| RECORDS TO PROCESS |

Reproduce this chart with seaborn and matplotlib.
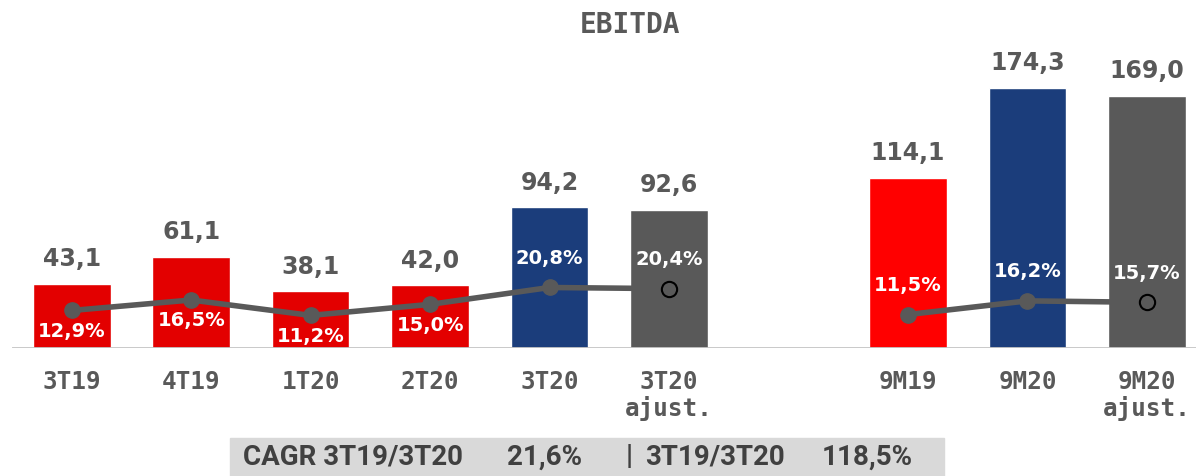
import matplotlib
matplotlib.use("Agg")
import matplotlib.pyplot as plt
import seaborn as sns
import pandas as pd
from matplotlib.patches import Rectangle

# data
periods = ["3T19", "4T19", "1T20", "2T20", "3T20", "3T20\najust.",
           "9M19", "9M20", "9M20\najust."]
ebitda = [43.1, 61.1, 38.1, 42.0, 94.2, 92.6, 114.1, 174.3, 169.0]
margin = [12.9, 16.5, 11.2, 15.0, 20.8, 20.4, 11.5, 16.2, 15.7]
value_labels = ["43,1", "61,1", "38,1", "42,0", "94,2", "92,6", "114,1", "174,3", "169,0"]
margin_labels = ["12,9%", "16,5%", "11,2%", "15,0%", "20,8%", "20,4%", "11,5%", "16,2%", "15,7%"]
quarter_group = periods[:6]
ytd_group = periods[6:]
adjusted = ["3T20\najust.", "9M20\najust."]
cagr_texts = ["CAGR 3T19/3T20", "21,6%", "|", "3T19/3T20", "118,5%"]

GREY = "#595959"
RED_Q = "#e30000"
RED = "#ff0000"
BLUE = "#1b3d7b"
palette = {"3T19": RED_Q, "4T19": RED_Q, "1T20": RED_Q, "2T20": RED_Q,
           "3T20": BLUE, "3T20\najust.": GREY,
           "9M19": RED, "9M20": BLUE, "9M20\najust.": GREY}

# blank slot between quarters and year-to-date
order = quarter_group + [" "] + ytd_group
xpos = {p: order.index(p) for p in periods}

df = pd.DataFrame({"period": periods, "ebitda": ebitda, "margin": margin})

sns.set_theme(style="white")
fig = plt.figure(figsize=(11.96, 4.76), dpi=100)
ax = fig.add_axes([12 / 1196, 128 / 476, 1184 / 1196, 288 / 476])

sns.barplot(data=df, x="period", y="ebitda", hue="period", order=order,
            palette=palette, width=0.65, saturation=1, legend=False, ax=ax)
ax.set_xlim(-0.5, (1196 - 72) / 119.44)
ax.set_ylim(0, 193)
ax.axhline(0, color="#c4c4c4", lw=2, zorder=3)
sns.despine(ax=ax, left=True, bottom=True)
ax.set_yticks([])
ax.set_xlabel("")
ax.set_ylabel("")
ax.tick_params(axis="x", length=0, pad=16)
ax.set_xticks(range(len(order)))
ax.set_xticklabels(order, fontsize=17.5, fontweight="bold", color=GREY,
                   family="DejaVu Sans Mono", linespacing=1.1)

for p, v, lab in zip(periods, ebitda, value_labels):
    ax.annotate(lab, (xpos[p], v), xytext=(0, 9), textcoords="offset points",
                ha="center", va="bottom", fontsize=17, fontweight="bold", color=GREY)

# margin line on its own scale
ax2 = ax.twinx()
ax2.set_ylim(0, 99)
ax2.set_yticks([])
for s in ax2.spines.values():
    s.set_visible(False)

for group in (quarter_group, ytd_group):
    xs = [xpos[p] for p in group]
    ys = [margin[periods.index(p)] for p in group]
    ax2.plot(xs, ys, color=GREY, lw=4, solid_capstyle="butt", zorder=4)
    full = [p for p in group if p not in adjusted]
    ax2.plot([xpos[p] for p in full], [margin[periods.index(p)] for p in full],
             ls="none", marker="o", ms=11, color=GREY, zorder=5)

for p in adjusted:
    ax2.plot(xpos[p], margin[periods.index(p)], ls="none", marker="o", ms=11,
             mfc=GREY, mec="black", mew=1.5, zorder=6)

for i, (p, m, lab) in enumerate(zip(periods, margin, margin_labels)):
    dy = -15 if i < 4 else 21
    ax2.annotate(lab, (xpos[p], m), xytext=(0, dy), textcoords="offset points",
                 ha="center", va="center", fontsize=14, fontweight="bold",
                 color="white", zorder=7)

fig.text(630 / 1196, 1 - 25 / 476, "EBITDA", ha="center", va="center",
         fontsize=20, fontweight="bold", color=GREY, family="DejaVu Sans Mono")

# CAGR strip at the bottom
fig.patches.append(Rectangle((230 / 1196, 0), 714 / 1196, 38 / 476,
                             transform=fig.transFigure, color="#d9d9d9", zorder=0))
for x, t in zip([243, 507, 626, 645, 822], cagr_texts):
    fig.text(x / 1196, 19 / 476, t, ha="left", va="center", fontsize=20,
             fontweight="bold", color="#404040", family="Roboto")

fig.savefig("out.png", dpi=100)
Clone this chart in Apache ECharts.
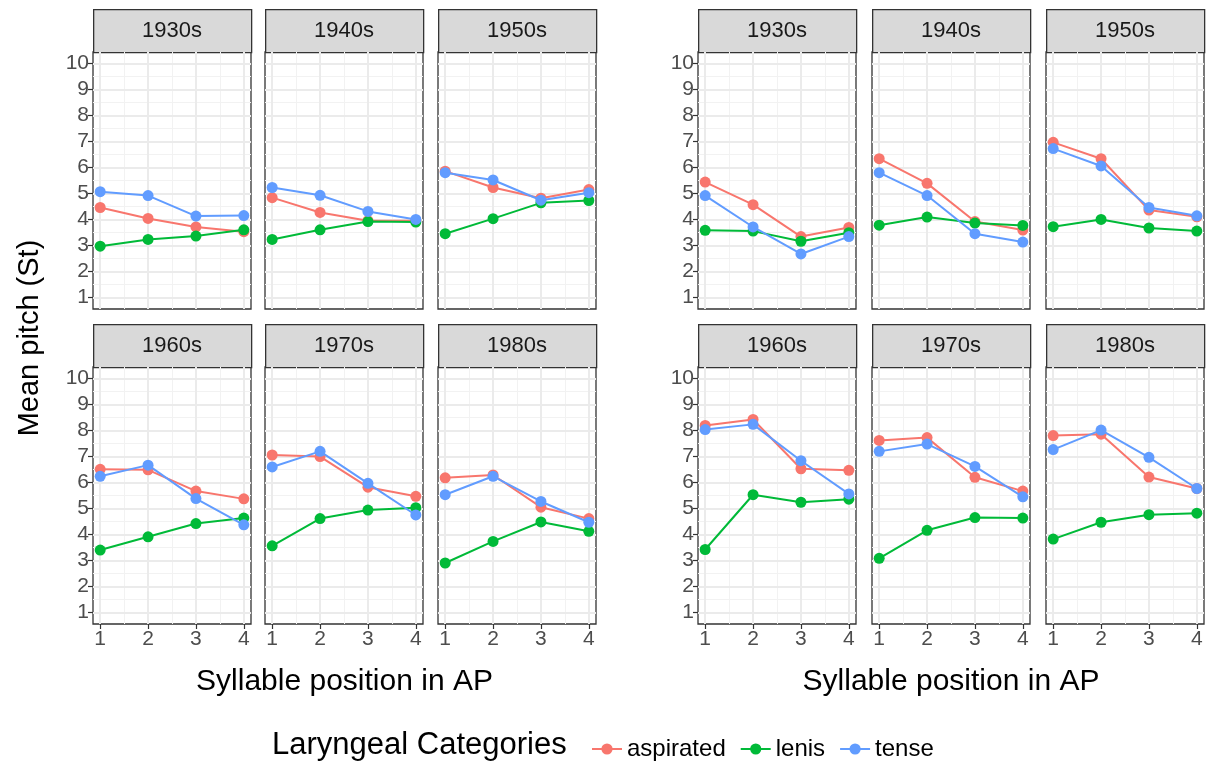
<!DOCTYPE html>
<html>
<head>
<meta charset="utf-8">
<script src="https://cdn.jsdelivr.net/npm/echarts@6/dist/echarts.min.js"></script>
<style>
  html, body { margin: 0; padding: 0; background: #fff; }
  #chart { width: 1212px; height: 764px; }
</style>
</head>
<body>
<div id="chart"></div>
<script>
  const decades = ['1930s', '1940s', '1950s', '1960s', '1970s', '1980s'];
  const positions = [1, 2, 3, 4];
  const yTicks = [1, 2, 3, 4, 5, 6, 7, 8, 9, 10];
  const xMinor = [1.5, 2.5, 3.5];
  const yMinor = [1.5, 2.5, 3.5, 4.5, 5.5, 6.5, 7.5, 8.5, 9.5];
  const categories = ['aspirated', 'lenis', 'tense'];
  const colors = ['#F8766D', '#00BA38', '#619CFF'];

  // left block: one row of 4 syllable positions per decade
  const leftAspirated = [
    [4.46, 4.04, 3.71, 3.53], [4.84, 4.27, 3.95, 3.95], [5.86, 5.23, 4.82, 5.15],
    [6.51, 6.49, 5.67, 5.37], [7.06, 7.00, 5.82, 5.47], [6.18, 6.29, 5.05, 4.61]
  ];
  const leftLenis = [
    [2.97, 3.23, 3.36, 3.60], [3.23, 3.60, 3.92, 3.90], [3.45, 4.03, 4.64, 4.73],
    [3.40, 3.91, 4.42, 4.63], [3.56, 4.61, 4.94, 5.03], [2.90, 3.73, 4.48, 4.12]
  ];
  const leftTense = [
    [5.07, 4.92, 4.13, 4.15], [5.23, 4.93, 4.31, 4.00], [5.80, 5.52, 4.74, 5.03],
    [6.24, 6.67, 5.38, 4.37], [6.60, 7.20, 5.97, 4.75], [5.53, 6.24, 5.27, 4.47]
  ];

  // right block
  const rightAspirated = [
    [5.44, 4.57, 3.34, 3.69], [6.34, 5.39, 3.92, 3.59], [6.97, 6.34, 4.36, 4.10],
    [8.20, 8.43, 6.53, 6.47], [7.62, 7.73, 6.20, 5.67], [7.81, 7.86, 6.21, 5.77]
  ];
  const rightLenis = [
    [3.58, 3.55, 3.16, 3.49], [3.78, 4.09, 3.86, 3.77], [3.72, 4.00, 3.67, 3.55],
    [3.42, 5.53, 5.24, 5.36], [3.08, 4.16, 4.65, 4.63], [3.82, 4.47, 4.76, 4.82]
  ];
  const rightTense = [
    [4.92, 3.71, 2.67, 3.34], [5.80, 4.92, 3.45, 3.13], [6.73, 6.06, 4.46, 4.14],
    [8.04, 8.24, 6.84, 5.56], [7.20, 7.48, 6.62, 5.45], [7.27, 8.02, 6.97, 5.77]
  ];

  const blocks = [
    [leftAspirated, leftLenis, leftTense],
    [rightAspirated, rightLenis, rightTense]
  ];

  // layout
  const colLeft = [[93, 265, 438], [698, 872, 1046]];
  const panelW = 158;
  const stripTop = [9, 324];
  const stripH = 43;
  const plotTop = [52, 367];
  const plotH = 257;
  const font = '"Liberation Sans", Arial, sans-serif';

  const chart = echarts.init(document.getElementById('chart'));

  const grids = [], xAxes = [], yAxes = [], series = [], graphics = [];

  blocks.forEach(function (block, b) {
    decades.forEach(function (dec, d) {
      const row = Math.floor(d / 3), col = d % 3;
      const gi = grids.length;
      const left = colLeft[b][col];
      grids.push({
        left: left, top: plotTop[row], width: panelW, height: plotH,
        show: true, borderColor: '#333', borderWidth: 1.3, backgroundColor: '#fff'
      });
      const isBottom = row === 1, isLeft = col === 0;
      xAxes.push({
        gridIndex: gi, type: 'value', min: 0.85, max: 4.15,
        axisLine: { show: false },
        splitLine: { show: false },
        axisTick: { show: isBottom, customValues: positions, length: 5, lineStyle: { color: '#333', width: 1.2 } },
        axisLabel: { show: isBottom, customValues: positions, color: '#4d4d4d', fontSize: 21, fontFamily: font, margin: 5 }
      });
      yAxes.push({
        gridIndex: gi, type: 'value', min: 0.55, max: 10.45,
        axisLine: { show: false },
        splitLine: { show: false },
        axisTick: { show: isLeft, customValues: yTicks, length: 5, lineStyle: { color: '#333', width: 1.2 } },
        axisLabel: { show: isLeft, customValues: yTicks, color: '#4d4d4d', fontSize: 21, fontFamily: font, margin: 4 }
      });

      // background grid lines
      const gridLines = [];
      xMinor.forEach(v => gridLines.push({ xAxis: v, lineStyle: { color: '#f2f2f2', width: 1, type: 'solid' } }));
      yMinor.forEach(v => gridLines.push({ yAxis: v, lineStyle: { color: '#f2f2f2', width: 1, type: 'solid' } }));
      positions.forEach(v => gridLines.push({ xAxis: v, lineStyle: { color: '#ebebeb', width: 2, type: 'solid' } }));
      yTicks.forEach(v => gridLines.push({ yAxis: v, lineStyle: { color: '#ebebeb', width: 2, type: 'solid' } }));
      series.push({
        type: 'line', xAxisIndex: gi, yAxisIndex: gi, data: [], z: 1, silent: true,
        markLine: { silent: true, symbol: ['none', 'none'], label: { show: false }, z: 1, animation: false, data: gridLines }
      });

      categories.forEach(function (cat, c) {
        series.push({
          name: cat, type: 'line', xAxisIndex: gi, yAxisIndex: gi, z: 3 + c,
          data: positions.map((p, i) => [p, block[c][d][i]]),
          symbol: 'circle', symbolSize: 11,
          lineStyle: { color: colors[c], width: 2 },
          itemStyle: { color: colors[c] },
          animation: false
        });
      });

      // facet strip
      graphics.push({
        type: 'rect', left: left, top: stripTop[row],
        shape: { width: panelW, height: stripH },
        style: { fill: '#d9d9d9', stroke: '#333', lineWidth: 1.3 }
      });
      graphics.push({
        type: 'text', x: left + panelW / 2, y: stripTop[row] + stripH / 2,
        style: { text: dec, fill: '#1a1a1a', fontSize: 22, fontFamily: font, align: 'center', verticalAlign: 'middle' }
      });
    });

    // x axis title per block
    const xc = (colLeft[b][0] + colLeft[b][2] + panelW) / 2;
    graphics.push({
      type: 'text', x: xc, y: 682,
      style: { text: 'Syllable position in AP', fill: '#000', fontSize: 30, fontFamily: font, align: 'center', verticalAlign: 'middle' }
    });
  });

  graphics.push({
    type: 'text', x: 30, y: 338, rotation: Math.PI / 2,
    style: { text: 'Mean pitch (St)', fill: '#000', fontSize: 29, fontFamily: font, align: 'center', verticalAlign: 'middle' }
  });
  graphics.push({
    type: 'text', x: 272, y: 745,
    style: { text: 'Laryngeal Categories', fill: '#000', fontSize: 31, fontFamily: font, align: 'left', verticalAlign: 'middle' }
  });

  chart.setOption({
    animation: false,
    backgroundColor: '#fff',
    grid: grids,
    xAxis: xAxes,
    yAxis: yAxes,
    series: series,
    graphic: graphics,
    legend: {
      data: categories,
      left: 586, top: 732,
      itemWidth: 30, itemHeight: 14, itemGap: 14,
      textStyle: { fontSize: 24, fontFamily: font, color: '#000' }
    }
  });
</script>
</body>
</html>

---

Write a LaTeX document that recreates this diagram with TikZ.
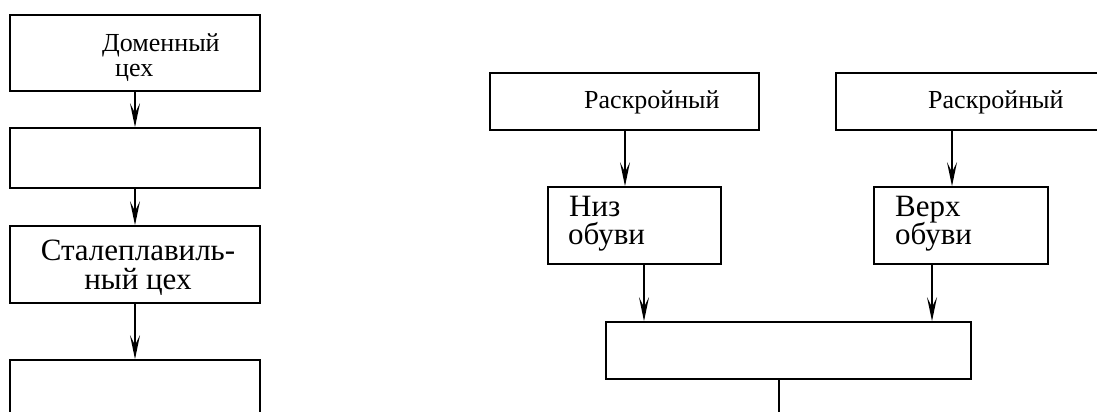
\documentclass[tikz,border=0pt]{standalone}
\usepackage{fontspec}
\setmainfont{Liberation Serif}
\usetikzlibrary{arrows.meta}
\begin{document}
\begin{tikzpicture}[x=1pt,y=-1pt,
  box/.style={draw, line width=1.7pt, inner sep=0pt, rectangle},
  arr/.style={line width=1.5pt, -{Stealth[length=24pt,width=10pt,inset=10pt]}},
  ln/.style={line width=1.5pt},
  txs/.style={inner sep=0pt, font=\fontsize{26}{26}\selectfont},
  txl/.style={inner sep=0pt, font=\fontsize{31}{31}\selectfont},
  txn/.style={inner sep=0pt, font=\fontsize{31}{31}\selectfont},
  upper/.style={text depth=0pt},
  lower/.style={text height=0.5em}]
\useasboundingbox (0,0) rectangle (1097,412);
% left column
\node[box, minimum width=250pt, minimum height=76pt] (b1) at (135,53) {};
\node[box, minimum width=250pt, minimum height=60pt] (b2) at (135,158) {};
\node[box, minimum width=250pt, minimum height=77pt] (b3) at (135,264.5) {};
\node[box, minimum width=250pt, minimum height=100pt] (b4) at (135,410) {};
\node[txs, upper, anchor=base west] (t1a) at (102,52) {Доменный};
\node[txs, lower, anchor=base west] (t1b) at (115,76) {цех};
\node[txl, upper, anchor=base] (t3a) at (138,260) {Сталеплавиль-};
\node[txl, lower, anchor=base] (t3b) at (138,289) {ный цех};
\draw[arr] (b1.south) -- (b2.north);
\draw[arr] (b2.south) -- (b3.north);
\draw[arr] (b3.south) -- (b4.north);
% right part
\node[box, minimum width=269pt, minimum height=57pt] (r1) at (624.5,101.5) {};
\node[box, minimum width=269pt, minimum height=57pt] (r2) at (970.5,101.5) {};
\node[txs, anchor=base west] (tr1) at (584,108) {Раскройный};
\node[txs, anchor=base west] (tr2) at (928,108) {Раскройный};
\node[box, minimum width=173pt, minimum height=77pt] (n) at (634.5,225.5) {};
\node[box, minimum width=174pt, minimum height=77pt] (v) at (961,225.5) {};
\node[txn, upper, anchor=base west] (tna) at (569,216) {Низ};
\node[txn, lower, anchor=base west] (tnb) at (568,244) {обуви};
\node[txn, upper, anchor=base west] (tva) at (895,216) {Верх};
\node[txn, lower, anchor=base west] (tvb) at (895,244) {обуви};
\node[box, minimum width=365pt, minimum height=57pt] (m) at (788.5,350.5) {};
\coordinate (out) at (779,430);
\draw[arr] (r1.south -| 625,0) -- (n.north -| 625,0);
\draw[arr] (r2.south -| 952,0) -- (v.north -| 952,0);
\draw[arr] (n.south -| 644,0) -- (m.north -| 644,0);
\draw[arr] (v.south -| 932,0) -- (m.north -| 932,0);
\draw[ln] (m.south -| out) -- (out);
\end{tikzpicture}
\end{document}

==

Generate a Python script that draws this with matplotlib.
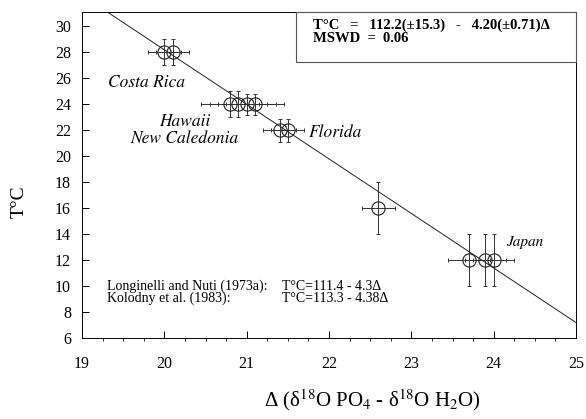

| WRITTEN PROBLEM |
Nothing but the lines from the one containing "Reproduce this chart" through the one containing "from matplotlib.patches import Rectangle" should appear in your copy, exactly as written and without pictures.

| TASK OUTPUT |
Reproduce this chart with seaborn and matplotlib.
import matplotlib
matplotlib.use("Agg")
import matplotlib.pyplot as plt
import seaborn as sns
import pandas as pd
from matplotlib.patches import Rectangle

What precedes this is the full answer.